§ YOUR TASK:
Beginning with the first line, set down every line through the one containing "347, 382, 417];", exactly as it appears, but not the pictures.

§ SOURCE MATERIAL:
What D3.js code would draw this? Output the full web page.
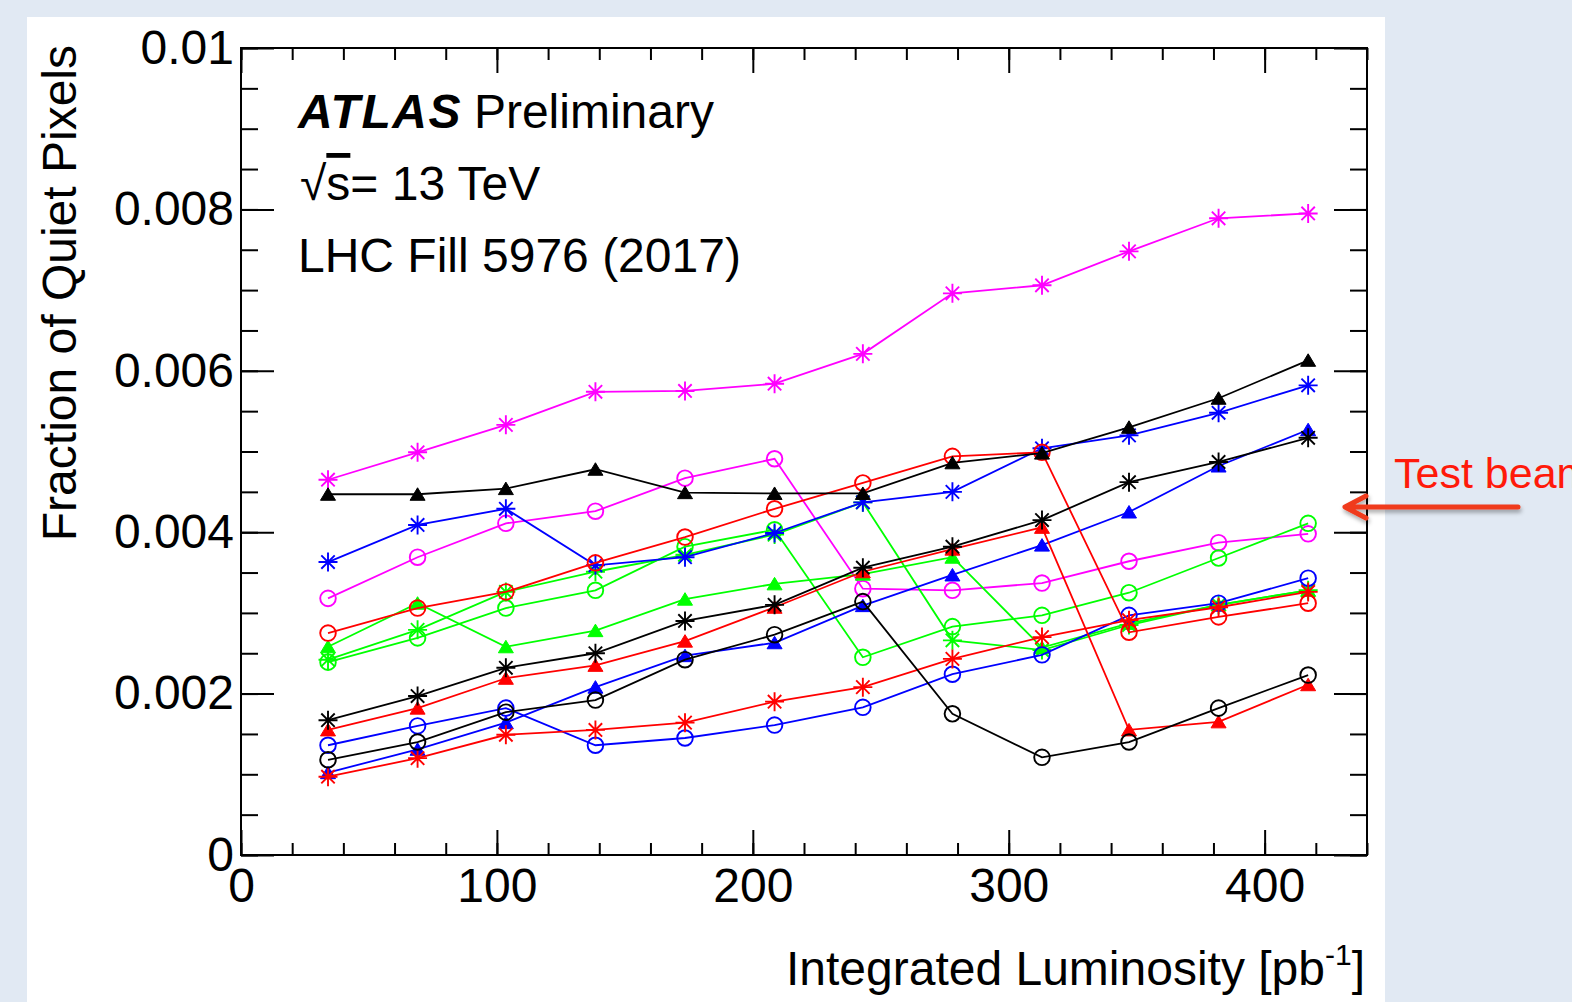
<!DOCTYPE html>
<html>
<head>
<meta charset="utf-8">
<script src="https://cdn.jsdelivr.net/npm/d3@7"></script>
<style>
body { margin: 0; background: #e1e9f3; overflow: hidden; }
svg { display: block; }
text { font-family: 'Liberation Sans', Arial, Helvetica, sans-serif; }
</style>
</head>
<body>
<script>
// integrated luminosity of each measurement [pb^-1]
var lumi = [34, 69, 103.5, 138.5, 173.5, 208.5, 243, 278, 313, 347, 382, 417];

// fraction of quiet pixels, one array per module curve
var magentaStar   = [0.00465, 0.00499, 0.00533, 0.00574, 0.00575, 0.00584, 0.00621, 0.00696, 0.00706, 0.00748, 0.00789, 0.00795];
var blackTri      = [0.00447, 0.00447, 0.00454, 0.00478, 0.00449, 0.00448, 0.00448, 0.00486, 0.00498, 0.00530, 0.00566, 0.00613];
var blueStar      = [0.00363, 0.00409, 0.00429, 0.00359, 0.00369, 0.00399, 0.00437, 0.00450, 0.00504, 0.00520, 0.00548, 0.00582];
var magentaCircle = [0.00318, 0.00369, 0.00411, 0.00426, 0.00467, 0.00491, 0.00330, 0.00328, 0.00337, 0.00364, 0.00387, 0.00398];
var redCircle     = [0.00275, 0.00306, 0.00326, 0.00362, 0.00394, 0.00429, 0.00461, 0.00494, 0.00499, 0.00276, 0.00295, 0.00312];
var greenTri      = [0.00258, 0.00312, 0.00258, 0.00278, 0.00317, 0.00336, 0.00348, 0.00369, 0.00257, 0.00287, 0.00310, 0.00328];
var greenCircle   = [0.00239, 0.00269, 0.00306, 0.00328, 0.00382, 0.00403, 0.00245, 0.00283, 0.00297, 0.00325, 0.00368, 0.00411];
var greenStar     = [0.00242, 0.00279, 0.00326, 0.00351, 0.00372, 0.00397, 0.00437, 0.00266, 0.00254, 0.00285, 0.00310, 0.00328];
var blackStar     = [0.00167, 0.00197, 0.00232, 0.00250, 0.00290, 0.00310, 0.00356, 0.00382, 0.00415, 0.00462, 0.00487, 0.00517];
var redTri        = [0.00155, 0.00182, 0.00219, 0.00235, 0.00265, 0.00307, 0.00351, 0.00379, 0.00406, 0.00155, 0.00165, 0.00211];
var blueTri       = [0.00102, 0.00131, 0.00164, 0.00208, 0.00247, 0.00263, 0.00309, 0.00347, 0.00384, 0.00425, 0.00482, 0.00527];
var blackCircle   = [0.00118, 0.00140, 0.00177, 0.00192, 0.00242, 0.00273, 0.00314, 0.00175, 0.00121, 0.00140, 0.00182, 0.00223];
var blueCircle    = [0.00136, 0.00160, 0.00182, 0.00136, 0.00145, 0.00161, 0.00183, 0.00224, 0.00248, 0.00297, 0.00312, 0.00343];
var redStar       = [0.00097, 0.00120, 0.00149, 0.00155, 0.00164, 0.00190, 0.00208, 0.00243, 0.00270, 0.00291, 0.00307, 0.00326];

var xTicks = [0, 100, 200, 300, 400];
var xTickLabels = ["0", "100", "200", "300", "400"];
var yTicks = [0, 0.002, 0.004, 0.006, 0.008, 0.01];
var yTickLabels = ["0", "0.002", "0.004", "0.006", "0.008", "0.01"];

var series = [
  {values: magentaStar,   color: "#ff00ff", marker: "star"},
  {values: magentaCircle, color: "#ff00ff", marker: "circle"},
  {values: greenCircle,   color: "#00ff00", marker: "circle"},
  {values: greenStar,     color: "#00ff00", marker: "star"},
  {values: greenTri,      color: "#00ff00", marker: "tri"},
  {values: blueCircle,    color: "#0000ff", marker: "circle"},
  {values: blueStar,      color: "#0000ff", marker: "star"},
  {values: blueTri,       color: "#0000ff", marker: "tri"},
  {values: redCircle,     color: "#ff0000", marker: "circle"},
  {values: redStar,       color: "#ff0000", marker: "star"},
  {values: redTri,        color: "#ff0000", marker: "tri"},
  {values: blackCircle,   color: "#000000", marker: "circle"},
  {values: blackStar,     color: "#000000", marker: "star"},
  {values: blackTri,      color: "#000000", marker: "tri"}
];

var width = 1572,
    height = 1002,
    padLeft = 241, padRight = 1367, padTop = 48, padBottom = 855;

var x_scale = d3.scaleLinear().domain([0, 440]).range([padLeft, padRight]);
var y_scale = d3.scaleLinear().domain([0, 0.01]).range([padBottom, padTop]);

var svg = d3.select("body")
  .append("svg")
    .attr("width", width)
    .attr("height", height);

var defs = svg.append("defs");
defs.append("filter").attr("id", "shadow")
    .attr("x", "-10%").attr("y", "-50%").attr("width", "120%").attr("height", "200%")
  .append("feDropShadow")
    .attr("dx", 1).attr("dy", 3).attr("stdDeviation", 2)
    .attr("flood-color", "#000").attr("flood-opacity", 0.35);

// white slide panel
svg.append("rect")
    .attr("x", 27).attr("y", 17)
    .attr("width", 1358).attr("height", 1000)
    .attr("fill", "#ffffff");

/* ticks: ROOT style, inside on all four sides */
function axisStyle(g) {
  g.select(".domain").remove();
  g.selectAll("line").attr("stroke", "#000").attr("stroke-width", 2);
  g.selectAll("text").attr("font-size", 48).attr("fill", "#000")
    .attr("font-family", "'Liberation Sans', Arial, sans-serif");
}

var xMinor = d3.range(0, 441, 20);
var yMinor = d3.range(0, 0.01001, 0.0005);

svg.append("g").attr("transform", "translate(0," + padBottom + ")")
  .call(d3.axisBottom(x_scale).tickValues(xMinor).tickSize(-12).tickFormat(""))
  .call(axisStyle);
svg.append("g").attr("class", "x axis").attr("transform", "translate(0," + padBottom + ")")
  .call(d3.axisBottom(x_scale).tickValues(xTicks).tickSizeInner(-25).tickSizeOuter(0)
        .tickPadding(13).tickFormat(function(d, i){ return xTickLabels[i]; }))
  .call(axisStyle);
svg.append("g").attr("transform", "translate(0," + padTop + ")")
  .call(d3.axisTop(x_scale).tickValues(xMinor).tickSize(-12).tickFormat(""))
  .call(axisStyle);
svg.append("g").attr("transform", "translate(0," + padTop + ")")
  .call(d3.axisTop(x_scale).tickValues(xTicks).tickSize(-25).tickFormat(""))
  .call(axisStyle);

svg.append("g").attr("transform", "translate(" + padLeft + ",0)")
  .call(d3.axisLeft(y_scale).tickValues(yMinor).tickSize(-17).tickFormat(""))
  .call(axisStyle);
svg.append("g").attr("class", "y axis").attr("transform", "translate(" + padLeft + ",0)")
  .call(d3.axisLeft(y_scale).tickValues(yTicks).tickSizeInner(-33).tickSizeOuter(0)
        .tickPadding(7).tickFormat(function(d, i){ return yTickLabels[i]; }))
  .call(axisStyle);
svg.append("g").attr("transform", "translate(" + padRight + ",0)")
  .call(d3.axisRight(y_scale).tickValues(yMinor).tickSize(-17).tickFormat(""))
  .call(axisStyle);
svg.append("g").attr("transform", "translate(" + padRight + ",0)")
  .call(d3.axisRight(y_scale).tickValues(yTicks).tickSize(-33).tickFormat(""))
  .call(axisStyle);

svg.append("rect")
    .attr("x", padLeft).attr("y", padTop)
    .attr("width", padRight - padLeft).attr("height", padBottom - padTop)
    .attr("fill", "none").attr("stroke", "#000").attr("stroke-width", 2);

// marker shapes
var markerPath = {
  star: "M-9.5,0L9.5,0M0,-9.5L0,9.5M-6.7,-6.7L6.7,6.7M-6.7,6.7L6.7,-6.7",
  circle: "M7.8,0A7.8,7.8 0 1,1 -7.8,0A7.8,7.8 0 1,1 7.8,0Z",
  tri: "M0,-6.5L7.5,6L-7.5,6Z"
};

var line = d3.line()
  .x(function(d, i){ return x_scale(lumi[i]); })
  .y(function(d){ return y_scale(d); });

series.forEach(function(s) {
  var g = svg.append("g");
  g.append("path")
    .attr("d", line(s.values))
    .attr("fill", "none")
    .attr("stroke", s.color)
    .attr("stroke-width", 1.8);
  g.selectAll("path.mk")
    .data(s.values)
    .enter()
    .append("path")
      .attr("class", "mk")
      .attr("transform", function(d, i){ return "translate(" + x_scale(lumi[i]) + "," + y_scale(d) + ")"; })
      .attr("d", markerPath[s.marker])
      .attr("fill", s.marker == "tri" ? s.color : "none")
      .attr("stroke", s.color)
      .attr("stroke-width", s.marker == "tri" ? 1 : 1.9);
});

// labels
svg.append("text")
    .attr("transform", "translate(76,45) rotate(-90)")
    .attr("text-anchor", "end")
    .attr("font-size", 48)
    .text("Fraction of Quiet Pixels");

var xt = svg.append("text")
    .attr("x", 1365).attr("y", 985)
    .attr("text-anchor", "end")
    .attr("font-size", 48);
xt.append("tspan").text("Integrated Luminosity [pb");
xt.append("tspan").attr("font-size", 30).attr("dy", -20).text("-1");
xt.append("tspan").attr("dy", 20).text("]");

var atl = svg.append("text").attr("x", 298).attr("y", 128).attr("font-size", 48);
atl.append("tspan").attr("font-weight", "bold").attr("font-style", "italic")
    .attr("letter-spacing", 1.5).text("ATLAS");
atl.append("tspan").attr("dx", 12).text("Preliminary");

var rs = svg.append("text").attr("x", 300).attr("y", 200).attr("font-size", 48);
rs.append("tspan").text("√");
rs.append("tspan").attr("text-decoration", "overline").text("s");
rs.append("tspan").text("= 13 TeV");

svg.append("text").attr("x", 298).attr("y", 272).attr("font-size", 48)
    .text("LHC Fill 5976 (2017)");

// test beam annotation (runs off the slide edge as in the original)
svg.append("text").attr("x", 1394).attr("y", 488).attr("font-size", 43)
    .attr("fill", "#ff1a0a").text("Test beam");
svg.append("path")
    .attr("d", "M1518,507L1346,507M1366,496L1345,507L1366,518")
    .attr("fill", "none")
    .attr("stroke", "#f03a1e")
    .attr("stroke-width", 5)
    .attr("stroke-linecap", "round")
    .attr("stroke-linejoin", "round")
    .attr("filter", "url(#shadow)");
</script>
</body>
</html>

§ THE ANSWER:
What D3.js code would draw this? Output the full web page.
<!DOCTYPE html>
<html>
<head>
<meta charset="utf-8">
<script src="https://cdn.jsdelivr.net/npm/d3@7"></script>
<style>
body { margin: 0; background: #e1e9f3; overflow: hidden; }
svg { display: block; }
text { font-family: 'Liberation Sans', Arial, Helvetica, sans-serif; }
</style>
</head>
<body>
<script>
// integrated luminosity of each measurement [pb^-1]
var lumi = [34, 69, 103.5, 138.5, 173.5, 208.5, 243, 278, 313, 347, 382, 417];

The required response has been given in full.